しかし、瀬戸内海から本州西海岸の響灘から玄海灘への唯一の出口である関門海峡の赤間関(下関)の名前が、明確には室町時代になるまで出て来ない。
663年の白村江の戦いの敗戦後、長門城を築城したが場所は不明であり(参考)、また穴戸国は長門国に名称変更された。この緊張より増して、8世紀中頃、大陸情勢が再度不安定となった。8、9世紀、赤間関には防人軍団の豊浦団が設置され(参考)、8世紀中頃、山陰節度使を設置した(参考)。国名を変え、地名をなるべく伏せて瀬戸内海の入り口である関門海峡や赤間関の正確な位置を外国に伏せたかったのであろう!
参考
① 遣唐使および遣新羅使の国内航路(参考)
難波津から武庫の浦、明石の浦、藤江の浦、多麻の浦、長井の浦、風速の浦、長門の浦、麻里布の浦、大島の鳴戸、熊毛の浦、佐婆津、分間の浦、筑紫館
② 白村江の戦い
斉明天皇と中大兄皇子は熟田津を発ってから那の津に到達している(参考)
③ 天平年間(729~748)(参考)
行基により、ほぼ一日航程の間隔で、室生泊、韓泊、魚住伯、大輪田泊、河尻泊の5泊が開かれた。
④ 平安時代(参考)
主要な港は、室津、韓泊、魚住、大輪田、河尻、方上(片上)、那ノ津(福岡)、牛窓、児島、敷名、長井浦、風早、熟田津
⑤ 平安時代末期(参考)
平清盛が日宋貿易のため大輪田泊に経ケ島を築く、その他、牛窓、敷名の泊(沼隈町)の港の整備や音戸の瀬戸の開削も行った。
⑥ 室町幕府は日明貿易(参考)
「入明諸要例」(応仁2年:1468)には、500石から2,500石の船が門司、富田、上関、深溝、揚井(柳井)、尾道、鞆、田島、院島(因島)、牛窓に配された。

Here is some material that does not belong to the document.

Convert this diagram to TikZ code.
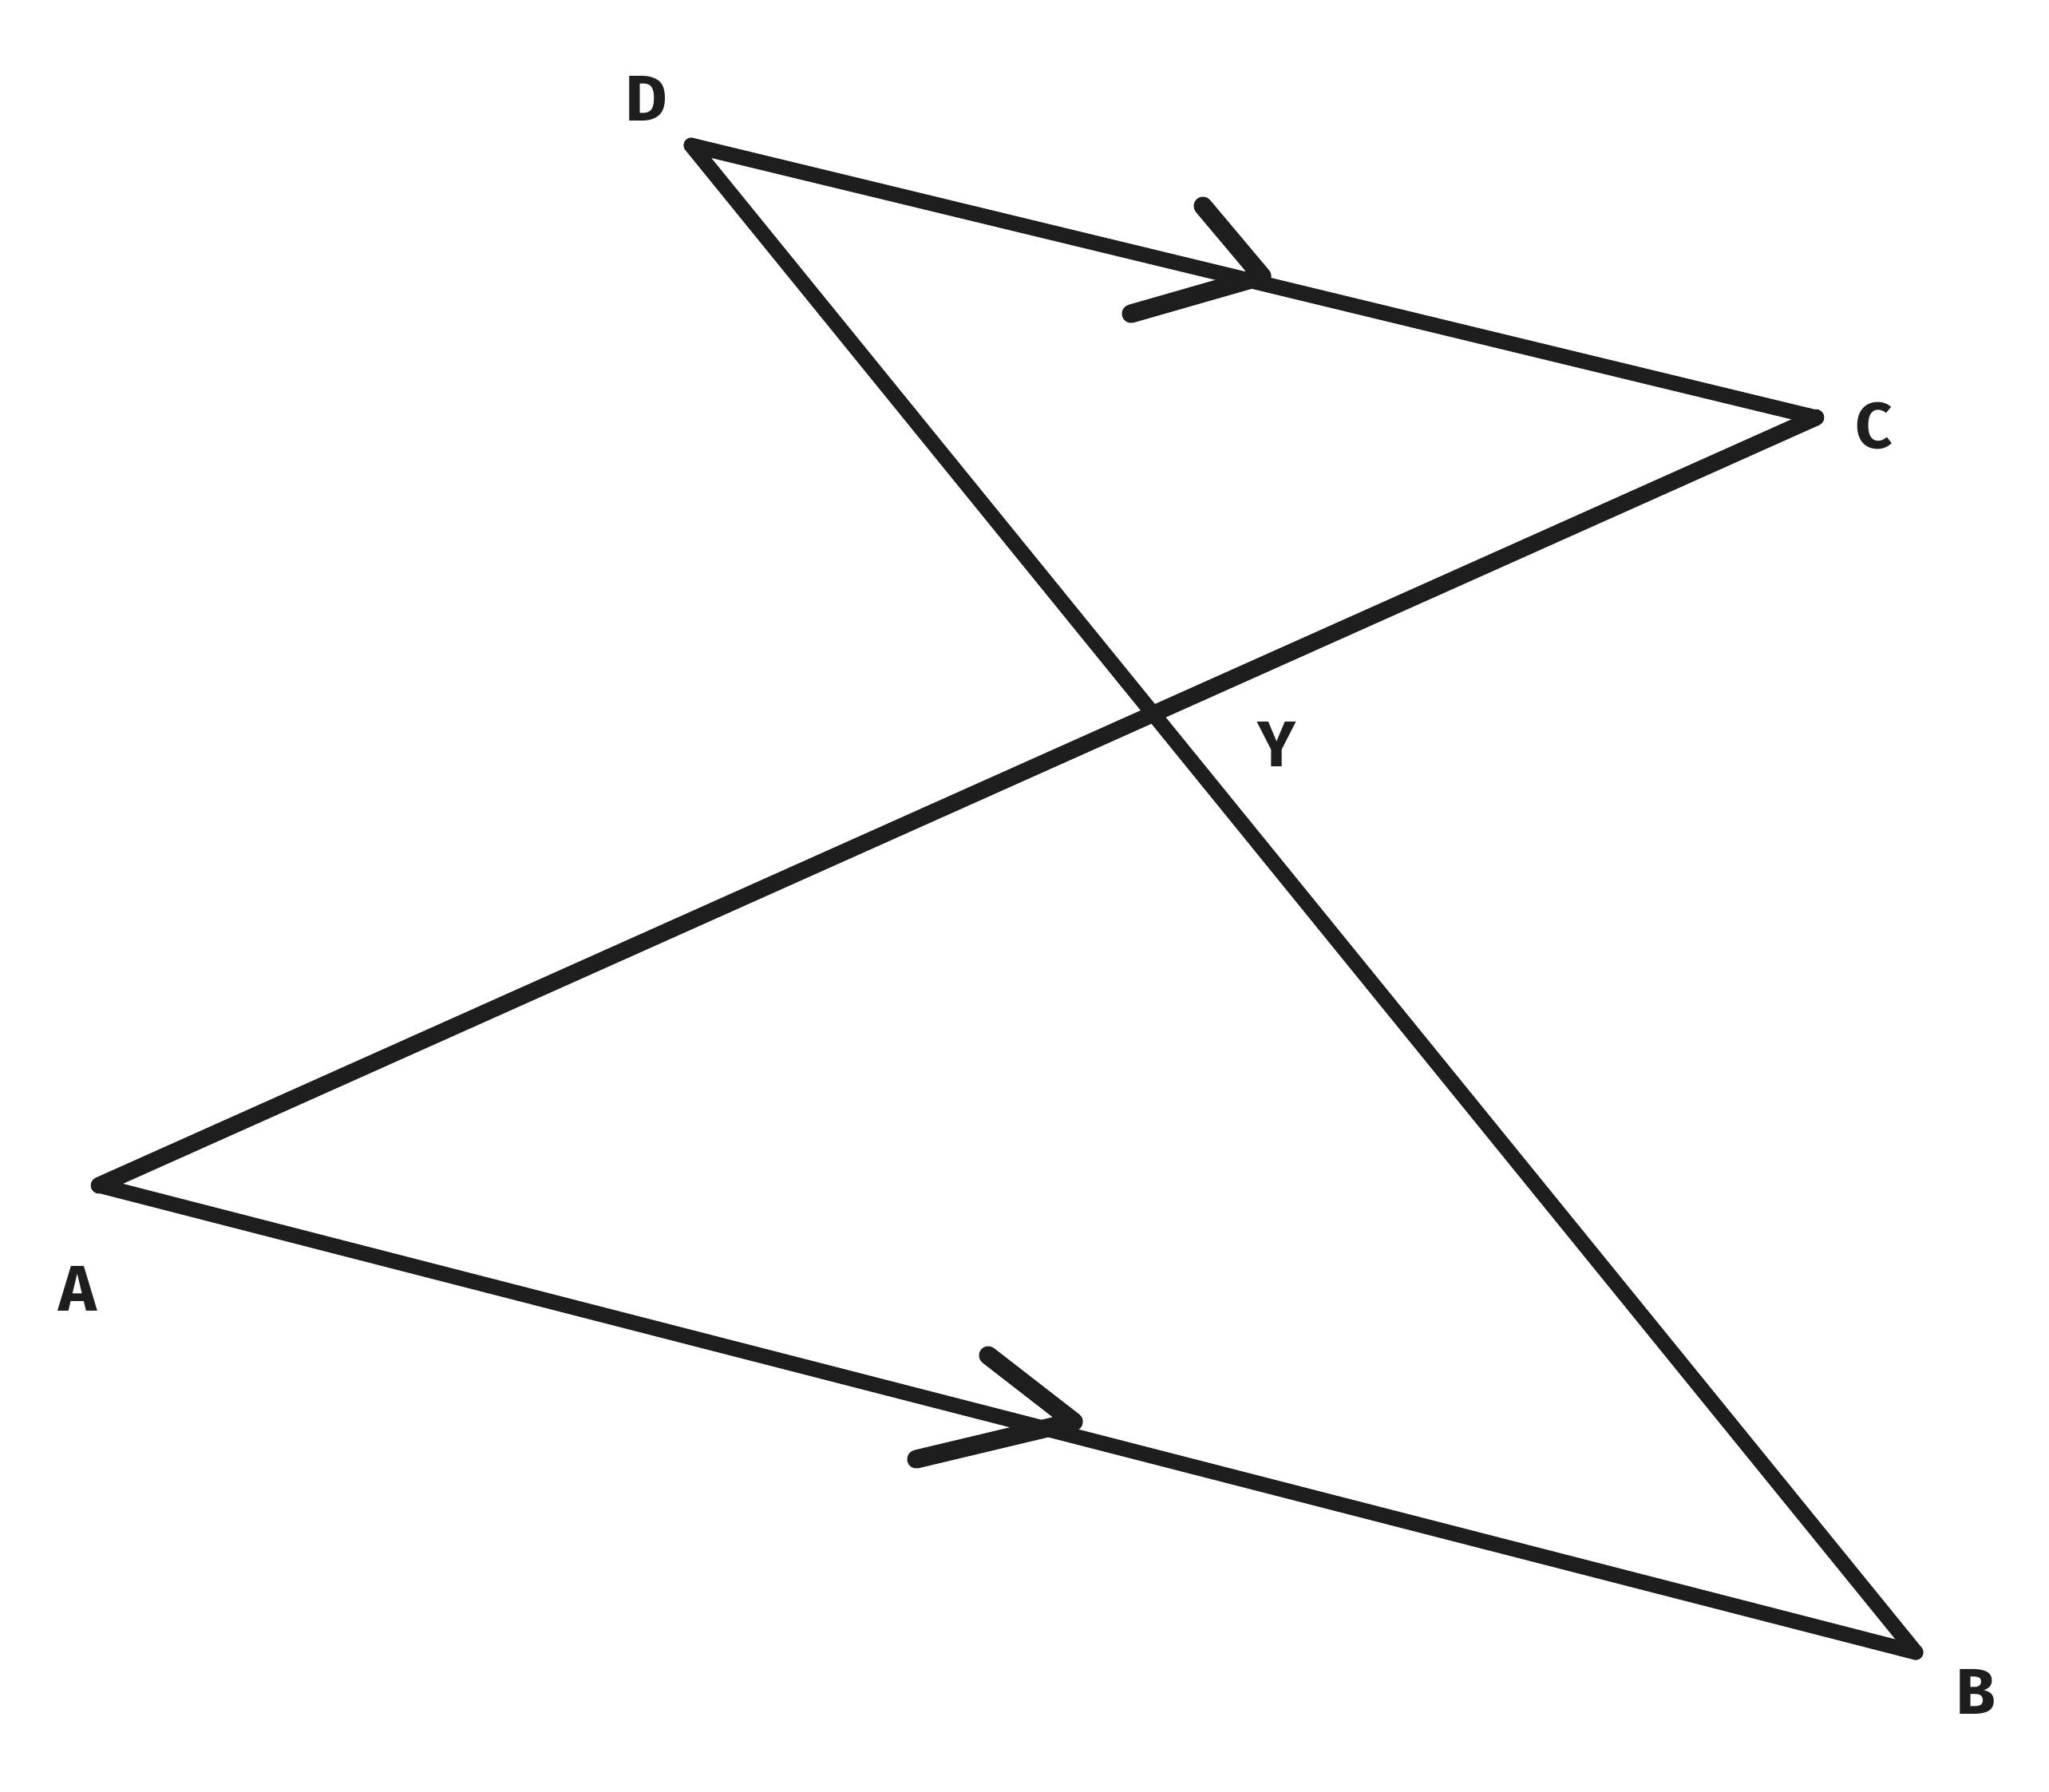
\documentclass[tikz,border=0pt]{standalone}
\usepackage{fontspec}
\setmainfont{Fira Sans}
\definecolor{ink}{HTML}{1E1E1E}
\begin{document}
\begin{tikzpicture}[x=0.01cm,y=-0.01cm,
  edge/.style={draw=ink,line width=5.4pt,line cap=round,line join=round},
  tick/.style={draw=ink,line width=6.6pt,line cap=round,line join=round},
  lbl/.style={text=ink,font=\fontsize{23}{26}\selectfont\bfseries,inner sep=0pt,anchor=center}]
\useasboundingbox (0,0) rectangle (2567,2244);
\coordinate (D) at (866,182);
\coordinate (C) at (2275,523);
\coordinate (A) at (124,1485);
\coordinate (B) at (2400,2070);
% chevrons
\coordinate (t1) at (1581,346);
\coordinate (t1a) at (1507,258);
\coordinate (t1b) at (1417,393);
\coordinate (t2) at (1345,1781);
\coordinate (t2a) at (1238,1698);
\coordinate (t2b) at (1148,1828);
\draw[edge] (D) -- (C);
\draw[edge,line width=5.9pt] (C) -- (A);
\draw[edge] (A) -- (B);
\draw[edge] (B) -- (D);
\draw[tick] (t1a) -- (t1) -- (t1b);
\draw[tick] (t2a) -- (t2) -- (t2b);
\node[lbl] (lD) at (810,123) {D};
\node[lbl] (lC) at (2348,533) {C};
\node[lbl] (lA) at (97,1614) {A};
\node[lbl] (lB) at (2475,2119) {B};
\node[lbl] (lY) at (1599,932) {Y};
\end{tikzpicture}
\end{document}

大阪湾の主な港は、難波津、川尻、兵庫、堺、尼崎、天保山、雑喉場など。大阪湾を出て明石海峡を通過した船は、室津、牛窓、鞆などに立ち寄り、上関海峡を抜け、下関に至った。(注: 下関は赤間関のとこ)
⑦ 江戸時代(参考)
西廻り航路: 日本海の佐渡小木、能登福浦、但馬柴山、石見温泉津から、下関、大坂、太平洋の志摩畔乗(安乗)、伊勢方座、紀伊大島等。
大坂と蝦夷を結ぶ北前船: 沿岸の港に立ち寄らず瀬戸内海の中央を抜けていく沖乗り航路が発達した。鞆から地乗り航路と分かれ、弓削島、岩城島、木ノ江、御手洗等の芸予諸島の中央を貫いて、津和地、上関で合流する。
当時の船は、千石船(150トン)と呼ばれるような大型船もありましたが、いずれも一枚帆に追い風をはらみながら航行する構造であったため、強い季節風や暴風雨を避けつつ、順風を待つための「風待ちの港」を必要としていました。同時に、船は潮の流れも利用して航行するため、上げ潮や下げ潮を待つための「潮待ち港」も必要だった。
1.陸地沿いの地乗り航路:
瀬戸内海では一日に2回の干満があり、6時間毎に潮流が逆転する。逆潮を避けるためにまた潮に乗るために潮待ちの停泊があった。そのためには、陸地沿いや島々の間を通り、かつ潮流の速い山陽沿岸(大畠の瀬戸、平清盛が開いた音戸の瀬戸)沿いが東西を結ぶ幹線航路に選ばれた。そして潮待ちのためには一定の距離毎に港が出来た。赤間関(下関)、中の関、室積、上関、沖の家室、津和地(松山市)、蒲刈(三ノ瀬)、尾道、鞆ノ浦、下津井、牛窓、室津、兵庫、大阪への航路が主流となった。航行は、潮の流れと櫓、帆を漕いで進んでいた。
2.沖乗り航路:
沖乗り航路は、江戸時代の17世紀後半になると、木綿帆が使われるようになると、帆走能力が高まった。それによって潮流の穏やかな沖合を多少の逆潮でも風さえよければ、航海することが可能で、沖合を一気に駆け抜けることになった。上関から沖の家室、津和地(松山市)、御手洗、鼻栗瀬戸(伯方島と大三島との間)、岩城、弓削瀬戸から鞆ノ浦へと往来するもので、瀬戸内海のほぼ中央を航行する。